Little Rock

The Columbia Encyclopedia, 6th ed.

Little Rock

Little Rock, city (1990 pop. 175,795), state capital and seat of Pulaski co., central Ark., on the Arkansas River; inc. 1831. It is a river port and the administrative, commercial, transportation, and cultural center of the state. The city's industries process agricultural products, fish, beef, poultry, and bauxite and timber. Its manufacturing industries are closely related with those of North Little Rock across the river.

The settlement was a well-known river crossing when Arkansas Territory was established in 1819. It became territorial capital in 1821 and state capital when Arkansas entered the Union in 1836. In the Civil War the battle of Little Rock (1863) was fought there. The city became a center of world attention in 1957, when federal troops were sent there to enforce a 1954 U.S. Supreme Court ruling against segregation in the public schools.

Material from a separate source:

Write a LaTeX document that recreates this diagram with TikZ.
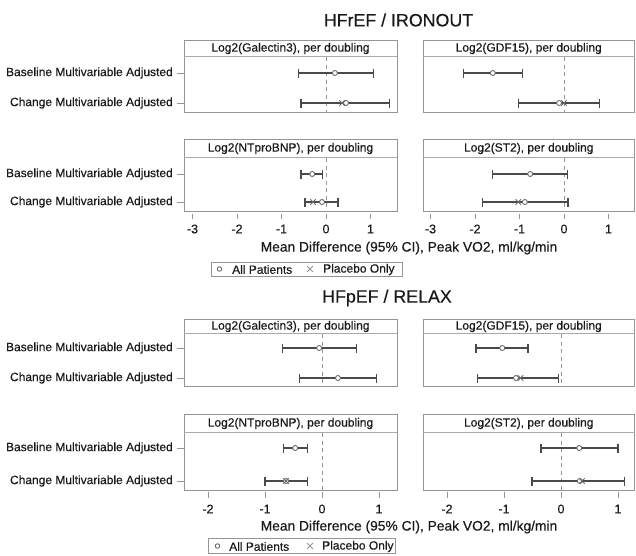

Little Rock is the seat of Philander Smith College, Arkansas Baptist College, the Univ. of Arkansas at Little Rock, and several other branches of the university, including the law and medical schools. Of interest are the beautiful Old State House, which served as capitol from 1836 to 1910 and is now a museum; several other museums, including the Arkansas Arts Center; and the Clinton presidential library. The present capitol building was built in 1911. The city also contains several state institutions and has a noteworthy symphony orchestra. Little Rock Air Force Base is in nearby Jacksonville.